Three Sisters was equipped with two horizontally mounted steam engines, each with a bore of 12 inches and a stroke of 4 feet. These engines of Three Sisters generated 144 nominal horsepower. Fuel consumption was about one-twelfth of a cord of wood for every mile run.
Three Sisters began running on the upper Willamette River under Capt. J.L Smith. Capt. William Penn Short (1852-1938) was later placed in command for three years, and was succeeded by James D. Miller. In 1895 Capt. Robert Young was master, and Thomas J. Hardy (1840-1930) had been engineer for several years.

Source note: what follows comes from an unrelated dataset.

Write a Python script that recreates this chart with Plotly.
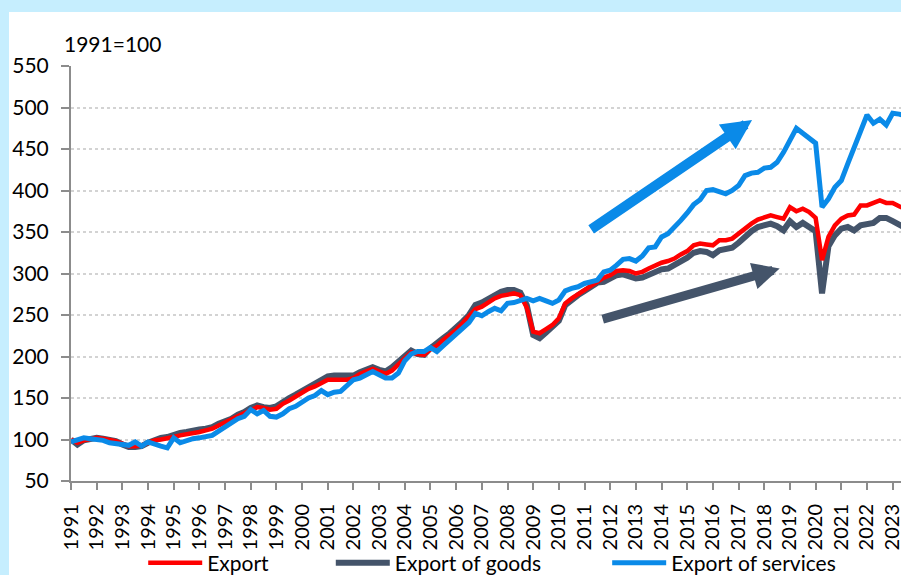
import plotly.graph_objects as go

years = list(range(1991, 2024))
quarters = [f"{y}Q{q}" for y in years for q in range(1, 5)][:131]
year_ticks = [f"{y}Q1" for y in years]
year_labels = [str(y) for y in years]

export = [
    100, 96, 99, 101,    # 1991
    102, 101, 100, 98,   # 1992
    95, 92, 92, 93,      # 1993
    96, 99, 100, 101,    # 1994
    103, 105, 106, 108,  # 1995
    109, 111, 113, 117,  # 1996
    121, 124, 129, 132,  # 1997
    135, 139, 138, 136,  # 1998
    137, 143, 147, 152,  # 1999
    156, 161, 164, 168,  # 2000
    172, 172, 172, 172,  # 2001
    174, 179, 182, 185,  # 2002
    182, 179, 183, 190,  # 2003
    197, 205, 203, 202,  # 2004
    209, 213, 220, 226,  # 2005
    232, 240, 248, 257,  # 2006
    260, 265, 270, 273,  # 2007
    275, 276, 274, 259,  # 2008
    230, 228, 233, 238,  # 2009
    246, 264, 270, 275,  # 2010
    280, 285, 289, 295,  # 2011
    298, 303, 304, 303,  # 2012
    300, 302, 306, 310,  # 2013
    313, 315, 318, 323,  # 2014
    327, 334, 336, 335,  # 2015
    334, 340, 340, 342,  # 2016
    348, 355, 360, 365,  # 2017
    368, 370, 368, 366,  # 2018
    380, 375, 378, 374,  # 2019
    367, 316, 344, 358,  # 2020
    366, 370, 371, 382,  # 2021
    382, 385, 388, 385,  # 2022
    385, 381, 378,       # 2023
]

goods = [
    100, 94, 99, 101,    # 1991
    102, 101, 100, 98,   # 1992
    94, 91, 91, 92,      # 1993
    96, 100, 102, 103,   # 1994
    106, 108, 109, 111,  # 1995
    112, 113, 115, 119,  # 1996
    122, 125, 130, 133,  # 1997
    138, 141, 139, 138,  # 1998
    140, 146, 150, 154,  # 1999
    158, 163, 166, 172,  # 2000
    176, 177, 177, 177,  # 2001
    177, 181, 184, 187,  # 2002
    184, 182, 187, 193,  # 2003
    199, 207, 203, 202,  # 2004
    210, 215, 222, 228,  # 2005
    234, 242, 250, 262,  # 2006
    265, 270, 275, 278,  # 2007
    280, 280, 277, 262,  # 2008
    226, 222, 229, 235,  # 2009
    243, 262, 269, 274,  # 2010
    279, 284, 289, 290,  # 2011
    295, 298, 299, 297,  # 2012
    294, 295, 299, 302,  # 2013
    305, 306, 310, 315,  # 2014
    319, 325, 327, 326,  # 2015
    322, 328, 330, 331,  # 2016
    337, 345, 351, 356,  # 2017
    358, 360, 357, 352,  # 2018
    363, 356, 361, 357,  # 2019
    351, 276, 333, 346,  # 2020
    354, 356, 352, 358,  # 2021
    360, 361, 367, 367,  # 2022
    363, 358, 355,       # 2023
]

services = [
    97, 100, 102, 101,   # 1991
    100, 99, 96, 95,     # 1992
    93, 93, 97, 92,      # 1993
    97, 94, 92, 90,      # 1994
    102, 96, 99, 101,    # 1995
    102, 103, 105, 110,  # 1996
    115, 120, 125, 128,  # 1997
    136, 131, 135, 128,  # 1998
    127, 131, 137, 140,  # 1999
    145, 150, 153, 159,  # 2000
    154, 157, 158, 166,  # 2001
    172, 174, 178, 182,  # 2002
    178, 174, 174, 180,  # 2003
    195, 203, 206, 206,  # 2004
    211, 206, 213, 220,  # 2005
    226, 235, 241, 252,  # 2006
    249, 254, 258, 255,  # 2007
    264, 265, 268, 270,  # 2008
    267, 270, 267, 264,  # 2009
    268, 279, 282, 284,  # 2010
    288, 290, 292, 302,  # 2011
    304, 310, 317, 318,  # 2012
    315, 321, 331, 332,  # 2013
    344, 348, 355, 364,  # 2014
    373, 383, 389, 400,  # 2015
    401, 399, 396, 400,  # 2016
    406, 418, 421, 422,  # 2017
    427, 428, 434, 446,  # 2018
    460, 475, 469, 463,  # 2019
    457, 380, 390, 404,  # 2020
    412, 432, 452, 474,  # 2021
    491, 481, 486, 479,  # 2022
    493, 492, 490,       # 2023
]

names = ["Export", "Export of goods", "Export of services"]
colors = ["#FF0000", "#44546A", "#0A8AE8"]
FONT = "Lato"
FS = 21

fig = go.Figure()
# draw order: goods, export, services
fig.add_trace(go.Scatter(x=quarters, y=goods, name=names[1], mode="lines",
                         line=dict(color=colors[1], width=6), legend="legend2"))
fig.add_trace(go.Scatter(x=quarters, y=export, name=names[0], mode="lines",
                         line=dict(color=colors[0], width=4.5), legend="legend"))
fig.add_trace(go.Scatter(x=quarters, y=services, name=names[2], mode="lines",
                         line=dict(color=colors[2], width=5), legend="legend3"))

leg_common = dict(orientation="h", yanchor="middle", y=-0.198, xanchor="left",
                  bgcolor="rgba(0,0,0,0)", font=dict(family=FONT, size=FS, color="#000"),
                  itemwidth=54, borderwidth=0)
fig.update_layout(
    legend=dict(x=0.087, **leg_common),
    legend2=dict(x=0.313, **leg_common),
    legend3=dict(x=0.646, **leg_common),
)

fig.update_layout(
    width=901, height=575,
    margin=dict(l=71, r=0, t=66, b=94, pad=0, autoexpand=False),
    paper_bgcolor="#C6EEFE",
    plot_bgcolor="white",
    font=dict(family=FONT, size=FS, color="#000"),
    showlegend=True,
    xaxis=dict(type="category", categoryorder="array", categoryarray=quarters,
               range=[0, 129.3], tickmode="array", tickvals=year_ticks, ticktext=year_labels,
               tickangle=-90, ticks="outside", ticklen=7, tickwidth=1.5, tickcolor="#8C8C8C",
               showline=True, linecolor="#8C8C8C", linewidth=2, showgrid=False,
               automargin=False, ticklabelstandoff=6,
               tickfont=dict(family=FONT, size=20, color="#000")),
    yaxis=dict(range=[50, 550], tick0=50, dtick=50, ticks="outside", ticklen=8,
               tickwidth=1.5, tickcolor="#8C8C8C", showline=True, linecolor="#8C8C8C",
               linewidth=2, showgrid=True, gridcolor="#D3D3D3", griddash="dot",
               gridwidth=1.5, zeroline=False, ticklabelstandoff=8, automargin=False,
               tickfont=dict(family=FONT, size=FS, color="#000")),
    shapes=[dict(type="rect", xref="paper", yref="paper", x0=-0.0747, x1=1.01,
                 y0=-0.25, y1=1.130, fillcolor="white", line=dict(width=0), layer="below")],
    annotations=[
        dict(text="1991=100", xref="paper", yref="paper", x=-0.011, y=1.055,
             xanchor="left", yanchor="middle", showarrow=False,
             font=dict(family=FONT, size=FS, color="#000")),
        dict(text="", x=106.1, y=485, xref="x", yref="y", ax=80.8, ay=352,
             axref="x", ayref="y", showarrow=True, arrowhead=2, arrowsize=0.6,
             arrowwidth=10, arrowcolor=colors[2]),
        dict(text="", x=110.4, y=306, xref="x", yref="y", ax=82.6, ay=244.6,
             axref="x", ayref="y", showarrow=True, arrowhead=2, arrowsize=0.6,
             arrowwidth=9, arrowcolor=colors[1]),
    ],
)

fig.write_html("out.html", config={"displayModeBar": False},
               post_script="document.body.style.margin='0';document.body.style.overflow='hidden';")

Three Sisters was part of a three-boat fleet belonging to the Oregon Pacific. The other steamers were the Wm. M. Hoag, 454.44 gross tons, built in Portland in 1887, and N.S. Bentley, 431.42 gross tons, built in Portland in 1886.
In August 1886 Three Sisters was engaged in transporting railroad construction material for the Oregon Pacific Railroad.
Low water in the upper Willamette River forced the N.S. Bentley off the route, and its place was taken by Three Sisters, running on a schedule of departing Albany, Oregon on Mondays and Thursdays at 1:00 p.m. for Portland.
Three Sisters would then depart Portland for Albany on Wednesdays and Saturdays at 7:00 a.m., arriving in Albany on Thursdays and Saturdays at 12 noon. In July 1887, the Oregon Pacific Railroad was advertising excursions, on a route including the steamboat Three Sisters, to Yaquina Bay, then undergoing development as a resort area. Three Sisters would depart every Wednesday at 7:00 a.m. from the Morrison Street wharf, for Albany and intermediate points. Round-trip tickets, good until September 20, 1887, cost $6, and included meals on the steamer. E. Oldendorff & Co. was the ticketing agent.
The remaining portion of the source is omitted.